The articulation of /ɹ/ in New Zealand English

Matthias Heyne, Xuan Wang, myself (Donald Derrick), Kieran Dorreen, and Kevin Watson have recently had an article documenting the articulation of  /ɹ/ in New Zealand English.

This work is therefore in part a follow-up to some of my co-authored research into biomechanical modelling of English  /ɹ/ variants, indicating that vocalic context influences variation through muscle stress, strain, and displacement.  It is, by these three measures, “easier” to move from an /i/ to a tip-down /ɹ/ , but from /a/ to a tip-up /ɹ/.

In this study, for speakers who vary at all (some only do tip-up or tip-down), they are most likely to produce tip-up /ɹ/ in these conditions:

back vowel > low central vowel > high front vowel

initial /ɹ/ > intervocalic /ɹ/ > following a coronal (“dr”) > following a velar (“cr”)

The results show that allophonic variation of NZE /ɹ/ is similar to that in American English, indicating that the variation is caused by similar constraints.  The results support theories of locally optimized modular speech motor control, and a mechanical model of rhotic variation.

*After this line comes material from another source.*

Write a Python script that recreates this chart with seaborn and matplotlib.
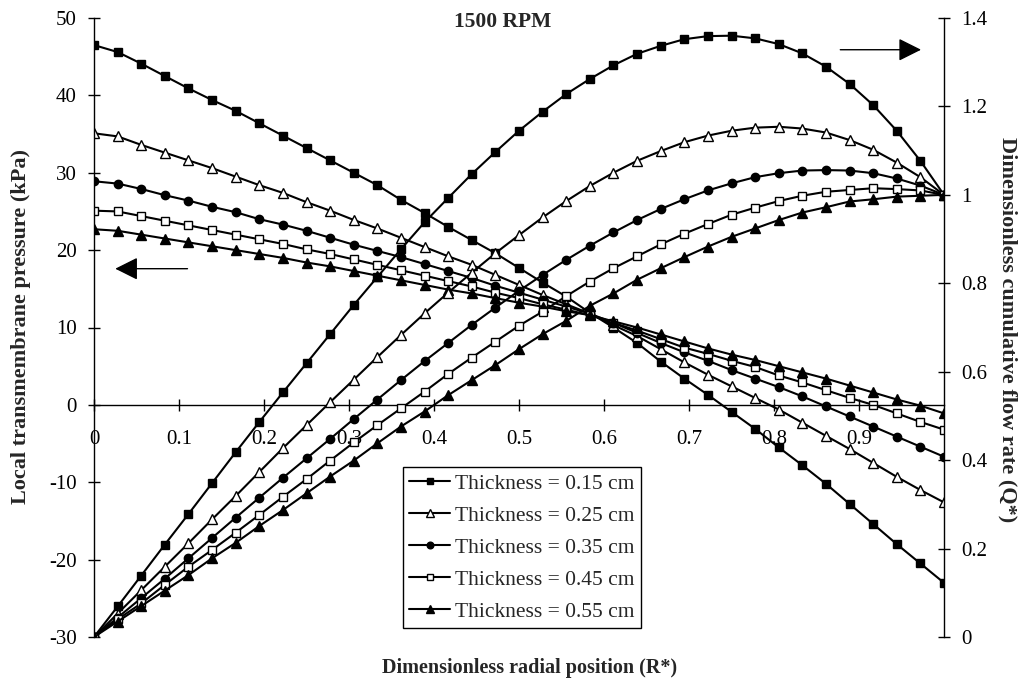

The abstract is repeated below, with links to articles contained within:

This paper investigates the articulation of approximant /ɹ/ in New Zealand English (NZE), and tests whether the patterns documented for rhotic varieties of English hold in a non- rhotic dialect. Midsagittal ultrasound data for 62 speakers producing 13 tokens of /ɹ/ in various phonetic environments were categorized according to the taxonomy by Delattre & Freeman (1968), and semi-automatically traced and quantified using the AAA software (Articulate Instruments Ltd. 2012) and a Modified Curvature Index (MCI; Dawson, Tiede & Whalen 2016). Twenty-five NZE speakers produced tip-down /ɹ/ exclusively, 12 tip-up /ɹ/ exclusively, and 25 produced both, partially depending on context. Those speakers who produced both variants used the most tip-down /ɹ/ in front vowel contexts, the most tip- up /ɹ/ in back vowel contexts, and varying rates in low central vowel contexts. The NZE speakers produced tip-up /ɹ/ most often in word-initial position, followed by intervocalic, then coronal, and least often in velar contexts. The results indicate that the allophonic variation patterns of /ɹ/ in NZE are similar to those of American English (Mielke, Baker & Archangeli 2010, 2016). We show that MCI values can be used to facilitate /ɹ/ gesture classification; linear mixed-effects models fit on the MCI values of manually categorized tongue contours show significant differences between all but two of Delattre & Freeman’s (1968) tongue types. Overall, the results support theories of modular speech motor control with articulation strategies evolving from local rather than global optimization processes, and a mechanical model of rhotic variation (see Stavness et al. 2012).